Meg White is the former managing editor of REALTOR® Magazine.
The latest Member Profile from the National Association of REALTORS® offers an upbeat snapshot about the practice of real estate today. Business activity was up for the second year in a row in 2012, and REALTOR® income rose nearly 25 percent over 2011. Following almost a decade of decline, the news that median gross income rose to $43,500 in 2012 from $34,900 in 2011 was certainly welcome.
Of course, income is affected by various criteria. Brokers typically earned $54,900 in 2012, while the median for sales agents was $34,000. Income predictably rises with the amount of time members have invested; those in business for 16 years or more earned $57,300 in 2012, while Realtors® with two years’ experience or less had a median gross income of only $9,700. Similarly, those who put in 60 hours a week or more earned $85,700, compared to the $25,200 earned by those who worked between 20 and 39 hours per week.
NAR’s 2013 Member Profile was based on a survey of 58,068 members. Responses were weighted to be representative of state-level NAR membership. Income and transaction data are for 2012, while other data represent member characteristics in early 2013. Learn more and order the report here.
Any seasoned pro can tell you that the real data disconnect appears when comparing today’s income with that of the income earned at the height of the market. Back in 2005, REALTORS® were doing the same number of transactions that they did last year (12, on average), but in 2012, individual sales were just 68 percent of what they were seven years earlier ($1.5 million, compared to $2.2 million in 2005).
“They’re working twice as hard now for the same amount of money,” says Jessica Lautz, manager of NAR’s Member and Consumer Survey Research division. She notes that 2012 transactions included an average of two distressed sales per agent, while in 2005 that same information was perceived as statistically insignificant —“so immeasurable that we didn’t even survey it.” More distressed sales means today’s transactions require much more time and effort than before, Lautz says.
Maria S. Wells, ABR, SFR, broker-owner of Lifestyle Realty Group in Stuart, Fla., sees that dynamic in her local market. “I travel throughout our state and the sentiment is echoed everywhere: All REALTORS® are busy and appreciative that business is back,” Wells says. “A caveat to the surge in sales is the challenge to get them closed; very few of the transactions are easy. They require skill, competence, and patience.”

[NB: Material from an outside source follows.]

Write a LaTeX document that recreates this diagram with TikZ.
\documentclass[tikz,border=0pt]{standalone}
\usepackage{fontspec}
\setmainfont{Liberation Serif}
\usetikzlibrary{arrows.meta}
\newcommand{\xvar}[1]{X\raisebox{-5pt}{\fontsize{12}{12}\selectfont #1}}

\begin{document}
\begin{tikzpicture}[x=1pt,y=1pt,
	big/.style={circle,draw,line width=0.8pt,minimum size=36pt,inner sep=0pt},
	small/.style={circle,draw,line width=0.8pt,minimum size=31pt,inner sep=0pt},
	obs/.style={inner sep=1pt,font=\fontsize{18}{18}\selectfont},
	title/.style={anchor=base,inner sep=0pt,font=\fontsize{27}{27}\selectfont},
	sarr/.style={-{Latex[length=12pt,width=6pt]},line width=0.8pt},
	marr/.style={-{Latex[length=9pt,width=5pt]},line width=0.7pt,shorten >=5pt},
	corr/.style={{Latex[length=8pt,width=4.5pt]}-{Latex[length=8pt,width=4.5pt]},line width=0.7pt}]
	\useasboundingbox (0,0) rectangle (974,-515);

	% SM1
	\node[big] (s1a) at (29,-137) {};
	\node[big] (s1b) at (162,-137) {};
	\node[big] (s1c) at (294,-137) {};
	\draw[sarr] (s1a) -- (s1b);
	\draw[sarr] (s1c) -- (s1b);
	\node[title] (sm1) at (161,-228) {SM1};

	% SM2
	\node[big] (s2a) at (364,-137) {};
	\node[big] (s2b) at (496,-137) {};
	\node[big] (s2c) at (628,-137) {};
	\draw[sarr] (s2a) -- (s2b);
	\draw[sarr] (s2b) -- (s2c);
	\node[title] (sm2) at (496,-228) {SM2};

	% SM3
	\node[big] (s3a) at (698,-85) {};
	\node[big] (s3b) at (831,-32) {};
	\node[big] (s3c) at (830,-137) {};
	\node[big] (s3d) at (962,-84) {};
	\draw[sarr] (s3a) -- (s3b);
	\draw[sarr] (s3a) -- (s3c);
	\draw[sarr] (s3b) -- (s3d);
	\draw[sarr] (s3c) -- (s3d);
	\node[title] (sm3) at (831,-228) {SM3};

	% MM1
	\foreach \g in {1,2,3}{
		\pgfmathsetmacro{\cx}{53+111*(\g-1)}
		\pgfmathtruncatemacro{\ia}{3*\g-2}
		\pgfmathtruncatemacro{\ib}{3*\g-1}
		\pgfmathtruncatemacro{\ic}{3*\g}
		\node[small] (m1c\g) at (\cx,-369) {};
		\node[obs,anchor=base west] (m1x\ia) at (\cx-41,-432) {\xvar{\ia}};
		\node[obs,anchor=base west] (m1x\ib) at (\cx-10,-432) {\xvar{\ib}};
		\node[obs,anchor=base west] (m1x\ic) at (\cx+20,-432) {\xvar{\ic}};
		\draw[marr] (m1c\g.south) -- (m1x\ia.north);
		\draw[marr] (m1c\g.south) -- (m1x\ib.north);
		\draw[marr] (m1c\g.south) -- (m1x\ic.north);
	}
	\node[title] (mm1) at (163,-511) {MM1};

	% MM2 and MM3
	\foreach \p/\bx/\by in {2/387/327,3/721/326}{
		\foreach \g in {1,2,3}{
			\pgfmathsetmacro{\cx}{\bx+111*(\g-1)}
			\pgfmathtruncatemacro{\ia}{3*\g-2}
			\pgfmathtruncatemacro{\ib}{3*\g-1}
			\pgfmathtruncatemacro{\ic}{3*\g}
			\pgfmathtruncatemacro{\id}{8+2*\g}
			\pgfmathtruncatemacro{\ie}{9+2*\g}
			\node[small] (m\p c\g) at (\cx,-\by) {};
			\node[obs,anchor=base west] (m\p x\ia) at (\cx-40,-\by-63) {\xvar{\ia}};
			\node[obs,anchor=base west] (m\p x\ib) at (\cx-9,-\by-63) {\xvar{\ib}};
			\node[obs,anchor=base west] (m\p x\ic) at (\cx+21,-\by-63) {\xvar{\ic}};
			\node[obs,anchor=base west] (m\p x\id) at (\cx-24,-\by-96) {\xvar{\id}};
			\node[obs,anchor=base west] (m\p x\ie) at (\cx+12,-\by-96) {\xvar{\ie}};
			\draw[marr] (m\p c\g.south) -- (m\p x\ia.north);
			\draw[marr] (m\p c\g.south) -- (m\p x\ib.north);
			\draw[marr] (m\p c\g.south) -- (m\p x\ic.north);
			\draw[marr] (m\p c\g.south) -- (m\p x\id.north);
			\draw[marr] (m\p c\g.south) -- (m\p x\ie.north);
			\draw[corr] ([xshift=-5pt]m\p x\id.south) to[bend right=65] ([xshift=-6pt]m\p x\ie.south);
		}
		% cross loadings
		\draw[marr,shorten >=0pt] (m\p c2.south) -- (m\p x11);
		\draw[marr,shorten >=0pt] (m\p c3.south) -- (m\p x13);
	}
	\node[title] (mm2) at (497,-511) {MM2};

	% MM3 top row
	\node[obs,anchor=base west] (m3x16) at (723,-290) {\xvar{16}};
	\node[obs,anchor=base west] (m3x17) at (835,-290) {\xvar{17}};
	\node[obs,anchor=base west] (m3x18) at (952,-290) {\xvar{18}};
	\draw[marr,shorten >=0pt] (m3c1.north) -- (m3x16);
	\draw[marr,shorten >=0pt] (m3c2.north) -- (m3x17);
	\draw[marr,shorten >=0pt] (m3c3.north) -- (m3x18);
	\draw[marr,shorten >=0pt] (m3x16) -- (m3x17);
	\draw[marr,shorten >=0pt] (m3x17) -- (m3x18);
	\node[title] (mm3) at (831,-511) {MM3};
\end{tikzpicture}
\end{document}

But REALTORS® are an adaptive sort. In addition to their high level of interest in the short sales and foreclosure markets, 73 percent of members reported having a diversified business portfolio in 2012 which they achieved by adopting secondary real estate specialties.
Property management as a secondary specialty saw an unprecedented jump in activity. The typical property management specialist managed 49 properties in 2012—a significant rise from last year’s average of 30 and the highest number on record for the survey. In terms of specialties across the board, it ranked second behind residential brokerage.

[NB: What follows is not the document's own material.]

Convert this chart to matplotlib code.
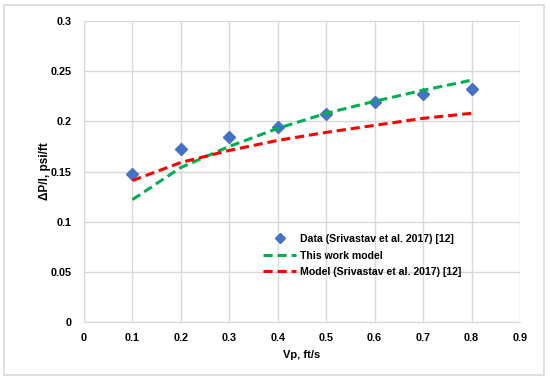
import matplotlib
matplotlib.use("Agg")
import matplotlib.pyplot as plt
from matplotlib.patches import Rectangle

vp = [0.1, 0.2, 0.3, 0.4, 0.5, 0.6, 0.7, 0.8]
data = [0.148, 0.172, 0.184, 0.194, 0.207, 0.219, 0.227, 0.232]
this_model = [0.122, 0.154, 0.175, 0.193, 0.208, 0.220, 0.231, 0.241]
sriv_model = [0.141, 0.159, 0.171, 0.181, 0.189, 0.196, 0.203, 0.208]

xticks = [0, 0.1, 0.2, 0.3, 0.4, 0.5, 0.6, 0.7, 0.8, 0.9]
xtick_labels = ["0", "0.1", "0.2", "0.3", "0.4", "0.5", "0.6", "0.7", "0.8", "0.9"]
yticks = [0, 0.05, 0.1, 0.15, 0.2, 0.25, 0.3]
ytick_labels = ["0", "0.05", "0.1", "0.15", "0.2", "0.25", "0.3"]

plt.rcParams['font.family'] = ['Liberation Sans', 'DejaVu Sans']
plt.rcParams['font.weight'] = 'bold'

W, H = 550, 380
fig = plt.figure(figsize=(W / 100, H / 100), dpi=100)
fig.patches.append(Rectangle((4 / W, 5 / H), 540 / W, 370 / H, transform=fig.transFigure,
                             fill=False, edgecolor="#d9d9d9", linewidth=1.2))

ax = fig.add_axes([84 / W, 58 / H, 436 / W, 301 / H])
ax.set_xlim(0, 0.9)
ax.set_ylim(0, 0.3)
ax.set_xticks(xticks)
ax.set_xticklabels(xtick_labels)
ax.set_yticks(yticks)
ax.set_yticklabels(ytick_labels)
ax.grid(True, color="#d9d9d9", linewidth=1)
ax.set_axisbelow(True)
for side in ["top", "right"]:
    ax.spines[side].set_visible(False)
for side in ["left", "bottom"]:
    ax.spines[side].set_color("#d9d9d9")
ax.tick_params(length=0, labelsize=7.8, colors="#000000")
ax.tick_params(axis="y", pad=9)
ax.tick_params(axis="x", pad=8)

ax.plot(vp, data, linestyle="none", marker="D", markersize=6, color="#4472C4",
        label="Data (Srivastav et al. 2017) [12]")
ax.plot(vp, this_model, linestyle=(0, (3, 1.6)), linewidth=2.2, color="#00B050",
        label="This work model")
ax.plot(vp, sriv_model, linestyle=(0, (3, 1.6)), linewidth=2.2, color="#FF0000",
        label="Model (Srivastav et al. 2017) [12]")

ax.set_xlabel("Vp, ft/s", fontsize=8, fontweight="bold", labelpad=5)
ax.set_ylabel("ΔP/l, psi/ft", fontsize=8.5, fontweight="bold")
ax.yaxis.set_label_coords(-33 / 436, 0.5)

leg = ax.legend(loc="lower left", bbox_to_anchor=(0.40, 0.135), frameon=False,
                fontsize=7.6, handlelength=3.2, handletextpad=0.3, labelspacing=0.62,
                borderaxespad=0, markerscale=0.8)
for t in leg.get_texts():
    t.set_fontweight("bold")

fig.savefig("out.png", dpi=100, facecolor="white")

“[We] looked back into the 1970s reports to confirm, and we actually couldn’t find anything comparable,” Lautz says of the increase. “There’s a record number of properties and a record number of renters. Our members are taking advantage of that by entering this specialty.”

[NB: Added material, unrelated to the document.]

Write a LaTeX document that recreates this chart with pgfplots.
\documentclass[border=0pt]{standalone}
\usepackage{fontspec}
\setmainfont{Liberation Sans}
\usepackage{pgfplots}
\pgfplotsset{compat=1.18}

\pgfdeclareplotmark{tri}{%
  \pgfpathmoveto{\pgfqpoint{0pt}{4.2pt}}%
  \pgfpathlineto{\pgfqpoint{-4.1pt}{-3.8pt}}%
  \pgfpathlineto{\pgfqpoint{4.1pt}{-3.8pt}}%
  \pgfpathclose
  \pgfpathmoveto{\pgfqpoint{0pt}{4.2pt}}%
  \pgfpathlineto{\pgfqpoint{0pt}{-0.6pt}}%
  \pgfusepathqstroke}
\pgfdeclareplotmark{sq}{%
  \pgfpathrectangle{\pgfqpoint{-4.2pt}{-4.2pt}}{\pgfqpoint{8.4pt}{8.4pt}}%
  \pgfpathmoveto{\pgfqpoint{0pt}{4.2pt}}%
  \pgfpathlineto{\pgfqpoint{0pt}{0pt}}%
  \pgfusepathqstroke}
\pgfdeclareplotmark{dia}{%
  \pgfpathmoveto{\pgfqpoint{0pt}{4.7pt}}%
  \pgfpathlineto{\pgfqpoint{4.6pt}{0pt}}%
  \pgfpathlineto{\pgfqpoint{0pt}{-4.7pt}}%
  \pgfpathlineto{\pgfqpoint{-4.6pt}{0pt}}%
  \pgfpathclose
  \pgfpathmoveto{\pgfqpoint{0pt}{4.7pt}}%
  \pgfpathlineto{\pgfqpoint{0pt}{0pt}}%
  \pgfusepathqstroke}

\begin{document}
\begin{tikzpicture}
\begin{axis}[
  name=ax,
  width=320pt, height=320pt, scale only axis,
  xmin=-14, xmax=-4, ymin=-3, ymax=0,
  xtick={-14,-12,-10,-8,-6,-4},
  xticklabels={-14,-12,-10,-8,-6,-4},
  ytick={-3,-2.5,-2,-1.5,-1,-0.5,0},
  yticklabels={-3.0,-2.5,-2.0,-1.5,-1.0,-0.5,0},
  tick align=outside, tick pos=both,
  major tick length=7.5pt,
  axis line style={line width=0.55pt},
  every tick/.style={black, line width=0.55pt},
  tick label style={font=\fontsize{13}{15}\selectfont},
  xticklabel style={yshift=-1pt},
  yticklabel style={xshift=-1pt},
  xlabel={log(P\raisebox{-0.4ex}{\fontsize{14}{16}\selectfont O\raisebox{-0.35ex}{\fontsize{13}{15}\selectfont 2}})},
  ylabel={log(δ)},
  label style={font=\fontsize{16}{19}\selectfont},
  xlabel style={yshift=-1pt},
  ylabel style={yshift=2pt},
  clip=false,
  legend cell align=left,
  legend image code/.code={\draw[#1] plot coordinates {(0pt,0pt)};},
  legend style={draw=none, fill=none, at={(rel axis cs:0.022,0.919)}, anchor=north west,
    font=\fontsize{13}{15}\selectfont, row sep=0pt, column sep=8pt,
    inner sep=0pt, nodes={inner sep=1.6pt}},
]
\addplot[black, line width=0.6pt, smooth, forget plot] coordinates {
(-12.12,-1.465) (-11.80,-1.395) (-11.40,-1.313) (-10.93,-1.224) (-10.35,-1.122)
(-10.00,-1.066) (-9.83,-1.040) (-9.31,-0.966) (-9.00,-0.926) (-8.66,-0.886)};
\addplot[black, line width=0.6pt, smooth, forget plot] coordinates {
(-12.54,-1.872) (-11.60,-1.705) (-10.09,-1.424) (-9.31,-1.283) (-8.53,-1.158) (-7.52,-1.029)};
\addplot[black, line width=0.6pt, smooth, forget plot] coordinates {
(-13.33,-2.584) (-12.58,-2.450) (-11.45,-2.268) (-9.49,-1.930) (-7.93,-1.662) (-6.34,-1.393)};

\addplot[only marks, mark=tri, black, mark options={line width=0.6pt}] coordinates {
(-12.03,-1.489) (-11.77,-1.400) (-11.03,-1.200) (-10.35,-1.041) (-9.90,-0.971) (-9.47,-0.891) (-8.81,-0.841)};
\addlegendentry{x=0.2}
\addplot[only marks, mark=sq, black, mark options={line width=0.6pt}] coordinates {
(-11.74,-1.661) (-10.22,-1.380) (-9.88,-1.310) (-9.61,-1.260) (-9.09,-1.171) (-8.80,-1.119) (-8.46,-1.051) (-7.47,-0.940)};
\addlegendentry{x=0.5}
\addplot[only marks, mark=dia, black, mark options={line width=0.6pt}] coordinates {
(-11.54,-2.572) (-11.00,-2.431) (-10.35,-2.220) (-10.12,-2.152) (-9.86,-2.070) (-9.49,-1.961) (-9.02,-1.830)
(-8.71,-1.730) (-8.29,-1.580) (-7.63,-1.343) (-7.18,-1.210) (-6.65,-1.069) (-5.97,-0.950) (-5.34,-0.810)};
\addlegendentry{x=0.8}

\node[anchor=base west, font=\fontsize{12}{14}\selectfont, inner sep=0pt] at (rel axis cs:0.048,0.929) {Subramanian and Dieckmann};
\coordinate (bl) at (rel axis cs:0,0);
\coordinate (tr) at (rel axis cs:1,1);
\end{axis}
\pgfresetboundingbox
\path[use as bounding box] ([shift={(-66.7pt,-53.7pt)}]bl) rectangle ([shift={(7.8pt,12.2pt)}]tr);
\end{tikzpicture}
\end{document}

Members may be diversifying within real estate, but they are also increasingly dedicated to the industry as a whole. Four out of every five REALTORS® say they are “very certain” they will remain a real estate professional during the next two years, which is up four percent from only one year ago. “That shows a level of confidence, that they’re optimistic about moving forward,” Lautz said.
Yet, that willingness to stay on might be skewing the numbers when it comes to age. Though the percentage of practitioners under the age of 40 has remained fairly consistent over the past three years, the larger trend of an aging population of REALTORS® has continued. The percentage of REALTORS® under 30 has decreased from 4 percent in 1999 to 2 percent this year. And in the oldest bracket (65 and up), the percentage of practitioners has increased from 13 percent to 25 percent during that same time period. That translates to a median age that’s increased one full year since the last report, standing currently at 57.
NAR officials say the association is committed to supporting professional development and programs specifically targeting younger real estate professionals.
“The drop in REALTORS® under the age of 30 stresses the importance of programs such as REALTOR® Magazine’s 30 Under 30 and the Young Professionals Network,” says Pamela Geurds Kabati, NAR’s senior vice president of communications. “Both programs look to identify future leaders whose voices need to be heard when it comes to new issues facing the real estate industry. Now is a great opportunity for this group to get involved with their local, state, and national associations.”